Lobbyist Register Planned By Government 'A Waste Of Time', Say Industry Chiefs

Lobbyists Attack The Scope Of The Government's Proposed Register

Government plans to regulate lobbyists have been attacked as "fundamentally flawed" by leading players in the industry.

This attack came as representatives from the lobbying profession spoke to MPs on the Constitutional Reform Committee about their concerns. Ministers are in the middle of a consultation on who should, and should not, be made to sign the register.

Francis Ingham, from the Public Relations Consultants' Association, argued that the register failed to go far enough. The government's planned register, he said, only covered third-party operatives who represented many clients as part of a lobbying agency. It left out dedicated staff who worked in one company.

"It has a very narrow definition. It will cover only a small part of the industry. It will exclude anyone who works in an in-house team. It will exclude lawyers who lobby, management consultants who lobby, it won't cover many people. It is unfair to the people covered."

Ingham also mocked how effective the government's register would be as, he claimed, existing voluntary registers require more information than the statutory one being envisaged. As a result, he was sceptical "how you can make a greater call for transparency, by reducing the quantity of information that’s required and the amount of people who are required to give it".

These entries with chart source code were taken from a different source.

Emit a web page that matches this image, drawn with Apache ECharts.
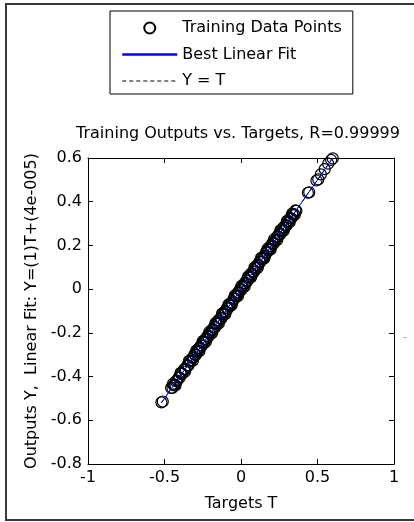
<!DOCTYPE html>
<html>
<head>
<meta charset="utf-8">
<script src="https://cdn.jsdelivr.net/npm/echarts@6/dist/echarts.min.js"></script>
<style>
  html, body { margin: 0; padding: 0; background: #fff; }
  #chart { width: 414px; height: 522px; }
</style>
</head>
<body>
<div id="chart"></div>
<script>
// training targets T and network outputs Y
let targets = [
  -0.520, -0.511, -0.457, -0.448, -0.441, -0.433, -0.425, -0.417, -0.408, -0.401,
  -0.392, -0.384, -0.371, -0.362, -0.351, -0.343, -0.336, -0.327, -0.319, -0.311,
  -0.304, -0.297, -0.289, -0.283, -0.276, -0.268, -0.262, -0.255, -0.247, -0.241,
  -0.234, -0.226, -0.219, -0.213, -0.205, -0.198, -0.191, -0.184, -0.176, -0.170,
  -0.163, -0.155, -0.149, -0.141, -0.134, -0.128, -0.120, -0.113, -0.106, -0.099,
  -0.092, -0.085, -0.077, -0.071, -0.063, -0.057, -0.049, -0.042, -0.036, -0.028,
  -0.021, -0.014, -0.007, 0.000, 0.008, 0.014, 0.021, 0.029, 0.035, 0.043,
  0.049, 0.057, 0.064, 0.071, 0.078, 0.085, 0.092, 0.099, 0.107, 0.113,
  0.121, 0.127, 0.135, 0.142, 0.149, 0.156, 0.163, 0.171, 0.177, 0.185,
  0.191, 0.199, 0.206, 0.213, 0.220, 0.227, 0.234, 0.242, 0.248, 0.256,
  0.262, 0.270, 0.277, 0.284, 0.291, 0.298, 0.306, 0.313, 0.321, 0.329,
  0.337, 0.346, 0.355, 0.362, 0.437, 0.446, 0.493, 0.505, 0.522, 0.547,
  0.570, 0.589, 0.600,
  -0.445, -0.428, -0.395, -0.366, -0.340, -0.315, -0.293, -0.272, -0.250, -0.230,
  -0.208, -0.188, -0.167, -0.145, -0.124, -0.103, -0.082, -0.061, -0.040, -0.019,
  0.003, 0.024, 0.046, 0.067, 0.088, 0.109, 0.131, 0.152, 0.173, 0.194,
  0.216, 0.237, 0.258, 0.279, 0.300, 0.318, 0.334, 0.351
];
let outputs = [
  -0.518, -0.514, -0.452, -0.452, -0.439, -0.438, -0.421, -0.419, -0.404, -0.405,
  -0.388, -0.387, -0.366, -0.367, -0.349, -0.349, -0.331, -0.329, -0.315, -0.314,
  -0.298, -0.302, -0.286, -0.288, -0.271, -0.270, -0.257, -0.259, -0.243, -0.246,
  -0.229, -0.229, -0.214, -0.218, -0.203, -0.204, -0.186, -0.186, -0.172, -0.175,
  -0.158, -0.158, -0.143, -0.146, -0.132, -0.134, -0.115, -0.115, -0.102, -0.104,
  -0.087, -0.088, -0.071, -0.076, -0.061, -0.063, -0.044, -0.044, -0.032, -0.033,
  -0.016, -0.017, -0.001, -0.005, 0.010, 0.008, 0.026, 0.027, 0.039, 0.038,
  0.054, 0.054, 0.070, 0.066, 0.080, 0.079, 0.097, 0.097, 0.111, 0.108,
  0.126, 0.124, 0.141, 0.137, 0.151, 0.150, 0.168, 0.169, 0.181, 0.180,
  0.196, 0.196, 0.212, 0.208, 0.222, 0.221, 0.239, 0.240, 0.252, 0.251,
  0.267, 0.267, 0.283, 0.279, 0.293, 0.292, 0.311, 0.311, 0.325, 0.324,
  0.341, 0.343, 0.360, 0.358, 0.441, 0.443, 0.497, 0.502, 0.525, 0.549,
  0.574, 0.591, 0.598,
  -0.433, -0.440, -0.383, -0.378, -0.328, -0.327, -0.281, -0.284, -0.238, -0.242,
  -0.196, -0.200, -0.155, -0.157, -0.112, -0.115, -0.070, -0.073, -0.028, -0.031,
  0.015, 0.012, 0.058, 0.055, 0.100, 0.097, 0.143, 0.140, 0.185, 0.182,
  0.228, 0.225, 0.270, 0.267, 0.312, 0.306, 0.346, 0.339
];
// best linear fit Y = (1)T + (4e-005) and the ideal Y = T, over the data range
let fitT = [-0.520, 0.600];
let fitY = [-0.51996, 0.60004];
let idealT = [-0.520, 0.600];
let idealY = [-0.520, 0.600];

let xTicks = { min: -1, max: 1, step: 0.5 };
let yTicks = { min: -0.8, max: 0.6, step: 0.2 };

let font = 'DejaVu Sans';

function zip (a, b)
{
  return a.map(function (v, i) { return [v, b[i]]; });
}

let chart = echarts.init(document.getElementById('chart'), null, { renderer: 'canvas' });

let tickFont = { color: '#000', fontFamily: font, fontSize: 16 };

function axisBase (pos, show, t)
{
  return {
    type: 'value',
    position: pos,
    min: t.min,
    max: t.max,
    interval: t.step,
    axisLine: { show: true, onZero: false, lineStyle: { color: '#000', width: 1 } },
    axisTick: { show: true, inside: true, length: 5, lineStyle: { color: '#000' } },
    axisLabel: Object.assign({ show: show, margin: 6 }, tickFont),
    splitLine: { show: false }
  };
}

let xBottom = axisBase('bottom', true, xTicks);
xBottom.name = 'Targets T';
xBottom.nameLocation = 'middle';
xBottom.nameGap = 32;
xBottom.nameTextStyle = { color: '#000', fontFamily: font, fontSize: 16 };

let yLeft = axisBase('left', true, yTicks);
yLeft.name = 'Outputs Y,  Linear Fit: Y=(1)T+(4e-005)';
yLeft.nameLocation = 'middle';
yLeft.nameGap = 46;
yLeft.nameTextStyle = { color: '#000', fontFamily: font, fontSize: 16 };

// legend icons for the two lines: line only, no symbol
let noSymbol = { color: 'rgba(0,0,0,0)', borderWidth: 0, opacity: 0 };

let option = {
  backgroundColor: '#fff',
  animation: false,
  title: {
    text: 'Training Outputs vs. Targets, R=0.99999',
    left: 238,
    top: 126,
    textAlign: 'center',
    padding: 0,
    textStyle: { color: '#000', fontFamily: font, fontSize: 16, fontWeight: 'normal' }
  },
  legend: {
    orient: 'vertical',
    left: 110,
    top: 11,
    padding: [9, 11, 5, 11],
    itemGap: 10.5,
    itemWidth: 55,
    itemHeight: 11,
    borderColor: '#000',
    borderWidth: 1,
    backgroundColor: '#fff',
    selectedMode: false,
    textStyle: { color: '#000', fontFamily: font, fontSize: 16, lineHeight: 16 },
    data: [
      { name: 'Training Data Points' },
      { name: 'Best Linear Fit', lineStyle: { width: 2.5 }, itemStyle: noSymbol },
      { name: 'Y = T', lineStyle: { width: 1 }, itemStyle: noSymbol }
    ]
  },
  grid: {
    left: 88,
    top: 158,
    right: 20,
    bottom: 58,
    containLabel: false,
    outerBoundsMode: 'none'
  },
  xAxis: [xBottom, axisBase('top', false, xTicks)],
  yAxis: [yLeft, axisBase('right', false, yTicks)],
  series: [
    {
      name: 'Training Data Points',
      type: 'scatter',
      symbol: 'circle',
      symbolSize: 11,
      itemStyle: { color: 'rgba(0,0,0,0)', borderColor: '#000', borderWidth: 1.2, opacity: 1 },
      data: zip(targets, outputs),
      z: 2
    },
    {
      name: 'Y = T',
      type: 'line',
      symbol: 'none',
      lineStyle: { color: '#000', width: 1, type: [4, 3] },
      itemStyle: { color: '#000' },
      data: zip(idealT, idealY),
      z: 3
    },
    {
      name: 'Best Linear Fit',
      type: 'line',
      symbol: 'none',
      lineStyle: { color: '#0000ff', width: 1 },
      itemStyle: { color: '#0000ff' },
      data: zip(fitT, fitY),
      z: 4
    }
  ],
  graphic: [
    {
      type: 'rect',
      shape: { x: 6, y: 4, width: 420, height: 516 },
      style: { fill: null, stroke: '#3a3a3a', lineWidth: 2 },
      silent: true,
      z: 100
    },
    {
      type: 'line',
      shape: { x1: 403, y1: 337.5, x2: 407, y2: 337.5 },
      style: { stroke: '#bbb', lineWidth: 1 },
      silent: true
    }
  ]
};

chart.setOption(option);
</script>
</body>
</html>
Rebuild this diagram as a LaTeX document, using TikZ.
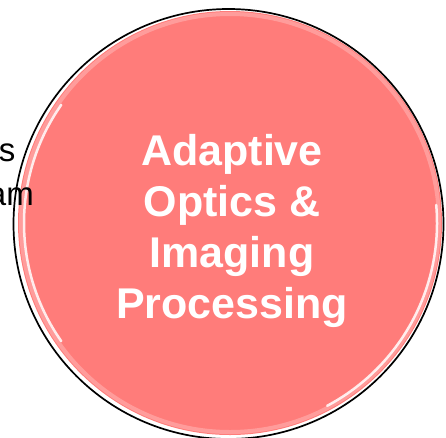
\documentclass[tikz,border=0pt]{standalone}
\usepackage{fontspec}
\setmainfont{Liberation Sans}
\definecolor{salmao}{RGB}{255,124,122}
\tikzset{%
    bolha/.style    = {circle, fill=salmao, minimum size=424pt, inner sep=0pt},
    contorno/.style = {draw=black, line width=1.7pt},
    halo/.style     = {draw=white, line width=4pt, opacity=0.25},
    brilho/.style   = {draw=white, line width=2.5pt, opacity=0.85, line cap=round},
    rotulo/.style   = {text=white, align=center,
                       font=\fontsize{43}{51}\selectfont\bfseries},
    resto/.style    = {text=black, inner sep=0pt, anchor=base east,
                       font=\fontsize{33}{40}\selectfont},
}

\begin{document}
\begin{tikzpicture}[x=1pt, y=-1pt]
    \useasboundingbox (0,0) rectangle (446,437);

    % circulo principal
    \node (aoip) [bolha] at (230,223) {};
    \draw[halo] (aoip.center) circle [radius=209];
    \draw[brilho] (aoip.center) ++(145:206) arc [start angle=145, end angle=215, radius=206];
    \draw[brilho] (aoip.center) ++(-5:207) arc [start angle=-5, end angle=62, radius=207];
    \draw[contorno] ([xshift=-1.5pt, yshift=-1pt]aoip.center) circle [radius=215];
    \node (aoiptxt) [rotulo] at (232,231) {Adaptive\\Optics \&\\Imaging\\Processing};

    % texto do circulo vizinho
    \node (viz1) [resto] at (15.5,161) {s};
    \node (viz2) [resto] at (34,205) {am};
\end{tikzpicture}
\end{document}
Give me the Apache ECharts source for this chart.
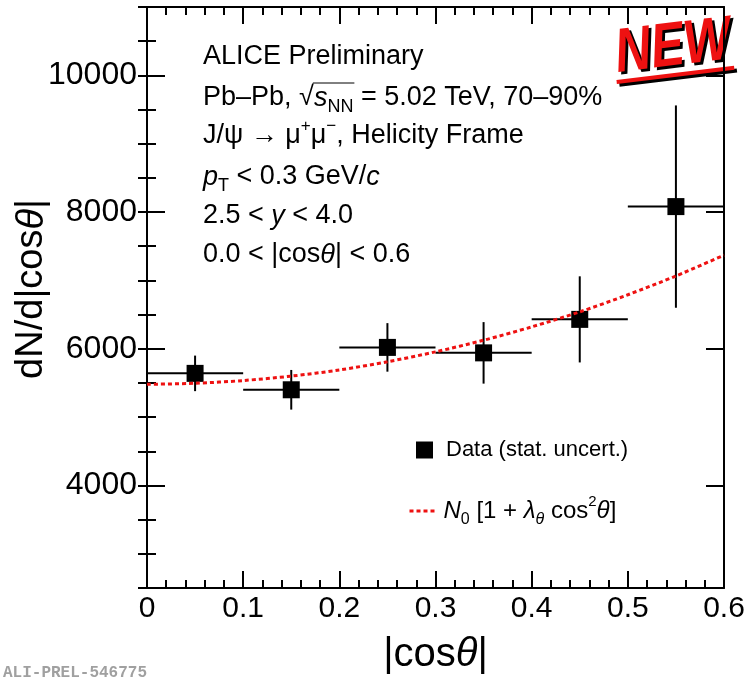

He called for the government to "broaden the scope of the register and get on with implementing it, rather than waste more time".

After recent scandals over lobbying involving the firm Bell Pottinger and former defence secretary Liam Fox, Ingham declared the public were prone to "unwarranted [and] disingenuous" concern about meetings between politicians and lobbyists.

This session by the Political and Constitutional Reform committee came as they consider the government's plans for a register. The government recently announced it would impose one in a move to "bring transparency to the process". David Cameron declared in February 2010 that lobbying was "the next big scandal waiting to happen".

In-house lobbyists work for a single organisation, and lobby ministers and MPs for that organisation only. Third party lobbyists work for agencies, and have a variety of clients.

Jane Wilson, from the CIPR, told MPs that the register was "fundamentally flawed" as it effectively exempted 80% of the lobbying profession. She insisted that lobbying was an "essential part of the democratic process".

The register was dismissed as "flawed and pretty pointless" by the APPC's Helen Johnson. She said she was disappointed by the government's "starting premise that it need only extend to lobbyists acting on behalf of a third party".

"It is at best a deprecation, at worst an unnecessary regulatory burden.... the net result is that you end up not with a register of lobbyists, but a sub-set, a minority of lobbyists" she added.

All three lobbyists agreed that trade unions, in their activities with politicians, should be included on the register.

"If organisations are making representations to politicians, they should do it in an open and transparent way", Johnson told MPs.

Committee member Paul Flynn poured scorn on the lobbyists' argument. He claimed the three professionals were fighting like "cats in a sack" over their main message and needed "someone to bang their heads together from the outside".

He attacked their call for a wider register as "trying to take the proposition of corporate lobbying and spreading it so that it applies to everyone and becomes meaningless".